Quien no ha pasado por un consistorio municipal, digo ahora, quien no se ha curtido en la política del cuerpo a cuerpo, es un decir, difícilmente adquiere el temple suficiente para gobernar en los ámbitos donde la abstracción y la distancia son superiores. Sería muy interesante estudiar en qué medida la política municipal ha sido vivero de políticos que hayan llegado a las Cortes Valencianas o españolas, al Gobierno de la Comunidad Valenciana o de España. Me temo que a pesar de que es de pura lógica que la política local sea un trampolín para ir más allá, haya quemado muchas vocaciones, por su dureza, y puede que una buena parte de quienes se forjaron allí políticamente en condiciones muy precarias (en la mayoría de los casi 250 municipios valencianos con censo menor de 1.000 votantes hay que gobernar a los vecinos 'uno a uno', según expresión de mi hermano Francesc, que no es político) hayan abandonado después de experiencias donde el personalismo, la incomprensión y la falta de medios son la prueba de fuego insuperable para vocaciones políticas sin expectativas de remuneración económica.

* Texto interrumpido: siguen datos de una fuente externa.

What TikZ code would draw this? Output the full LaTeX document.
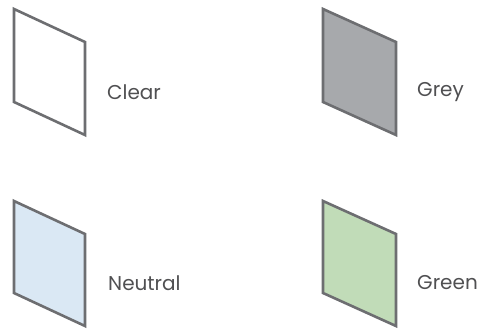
\documentclass[tikz,border=0pt]{standalone}
\usepackage{fontspec}
\setmainfont{Poppins}
\definecolor{edge}{HTML}{6D6E71}
\definecolor{txt}{HTML}{505052}
\definecolor{greyfill}{HTML}{A7A9AC}
\definecolor{neutralfill}{HTML}{DAE8F4}
\definecolor{greenfill}{HTML}{C1DCB8}
\tikzset{
  pane/.style={draw=edge, line width=2.6pt, line join=miter},
  lbl/.style={anchor=west, text=txt, font=\fontsize{20}{23}\selectfont, inner sep=0pt}
}
\begin{document}
\begin{tikzpicture}[x=1pt,y=-1pt]
\useasboundingbox (0,0) rectangle (481,329);
\filldraw[pane, fill=white] (14,9) -- (85,42) -- (85,135) -- (14,102) -- cycle;
\node[lbl] (clear) at (107,92) {Clear};
\filldraw[pane, fill=greyfill] (323,9) -- (396,42) -- (396,135) -- (323,102) -- cycle;
\node[lbl] (grey) at (417,92) {Grey};
\filldraw[pane, fill=neutralfill] (14,201) -- (85,234) -- (85,326) -- (14,293) -- cycle;
\node[lbl] (neutral) at (108,283) {Neutral};
\filldraw[pane, fill=greenfill] (323,201) -- (396,234) -- (396,326) -- (323,293) -- cycle;
\node[lbl] (green) at (417,283) {Green};
\end{tikzpicture}
\end{document}
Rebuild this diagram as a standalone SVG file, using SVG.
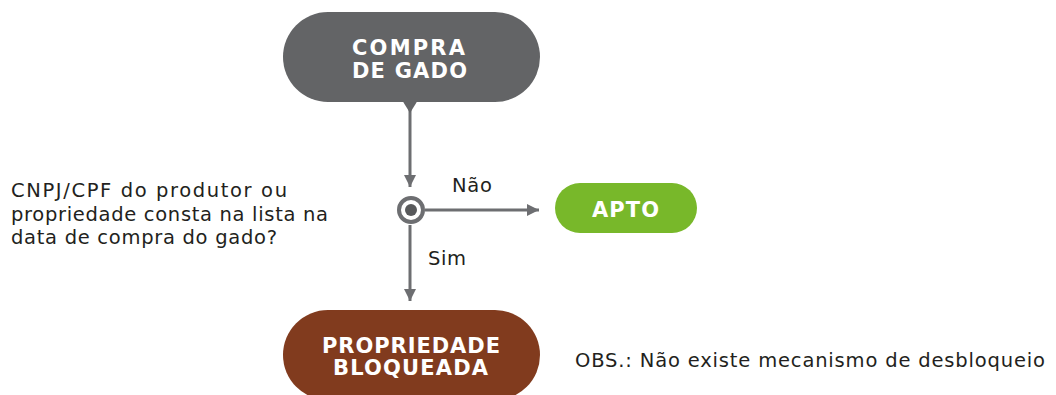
<svg xmlns="http://www.w3.org/2000/svg" width="1056" height="395" viewBox="0 0 1056 395">
<style>
.lbl{font-family:"DejaVu Sans","Liberation Sans",sans-serif;font-weight:bold;fill:#fff;font-size:21px;text-anchor:middle}
.txt{font-family:"DejaVu Sans","Liberation Sans",sans-serif;fill:#231f20;font-size:19.5px}
.conn{stroke:#6d6e71;stroke-width:3;fill:none}
</style>
<defs>
<marker id="arr" viewBox="0 0 12 12" refX="12" refY="6" markerWidth="12" markerHeight="12" markerUnits="userSpaceOnUse" orient="auto">
<path d="M0,0 L12,6 L0,12 Z" fill="#6d6e71"/>
</marker>
</defs>
<rect width="1056" height="395" fill="#fff"/>
<g id="connectors">
<line class="conn" x1="410" y1="105" x2="410" y2="187" marker-end="url(#arr)"/>
<line class="conn" x1="425" y1="210" x2="539" y2="210" marker-end="url(#arr)"/>
<line class="conn" x1="410" y1="225" x2="410" y2="301" marker-end="url(#arr)"/>
<text class="txt" x="452" y="192" textLength="40">Não</text>
<text class="txt" x="428" y="265" textLength="38">Sim</text>
</g>
<g id="compra">
<rect x="283" y="12" width="257" height="90" rx="45" fill="#636466"/>
<path d="M402,100 L418,100 L410,113 Z" fill="#636466"/>
<text class="lbl" x="408.5" y="55" textLength="113">COMPRA</text>
<text class="lbl" x="409.5" y="78" textLength="115">DE GADO</text>
</g>
<g id="decision">
<circle cx="411" cy="210" r="12" fill="#fff" stroke="#6d6e71" stroke-width="4"/>
<circle cx="411" cy="210" r="6" fill="#58595b"/>
<text class="txt" x="11" y="197" textLength="276">CNPJ/CPF do produtor ou</text>
<text class="txt" x="11" y="221" textLength="317">propriedade consta na lista na</text>
<text class="txt" x="11" y="244" textLength="266">data de compra do gado?</text>
</g>
<g id="apto">
<rect x="555" y="183" width="142" height="50" rx="25" fill="#78b82a"/>
<text class="lbl" x="625.5" y="217" textLength="67">APTO</text>
</g>
<g id="bloqueada">
<rect x="283" y="310" width="257" height="90" rx="45" fill="#813b1e"/>
<text class="lbl" x="411" y="353" textLength="178">PROPRIEDADE</text>
<text class="lbl" x="410.5" y="375" textLength="155">BLOQUEADA</text>
</g>
<g id="obs">
<text class="txt" x="575" y="367" textLength="470">OBS.: Não existe mecanismo de desbloqueio</text>
</g>
</svg>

Aunque lo mío es diferente, un poco casual y nada convencional (quise simplemente ayudar a una comunidad en la que soy sólo adoptado), y espero que cuando esto termine dentro de dos años, seis, diez... tendré la ocasión de explicarlo en un libro que no podrá ser sino un homenaje a quienes se embarcan en la política municipal en pequeños pueblos (más de 400 deben ser considerados así en la Comunidad) el día a día me muestra, más allá de la teoría, que gobernar es muy duro, que el poder no es gratificante y que todos cuantos tuvieron la osadía de ocuparse de la política en estas pequeñas taifas estamos abocados a resistir y aguantar, y a esperar que diputaciones, Generalitat y Estado se apiaden de nosotros para nosotros podernos apiadar de nuestros vecinos.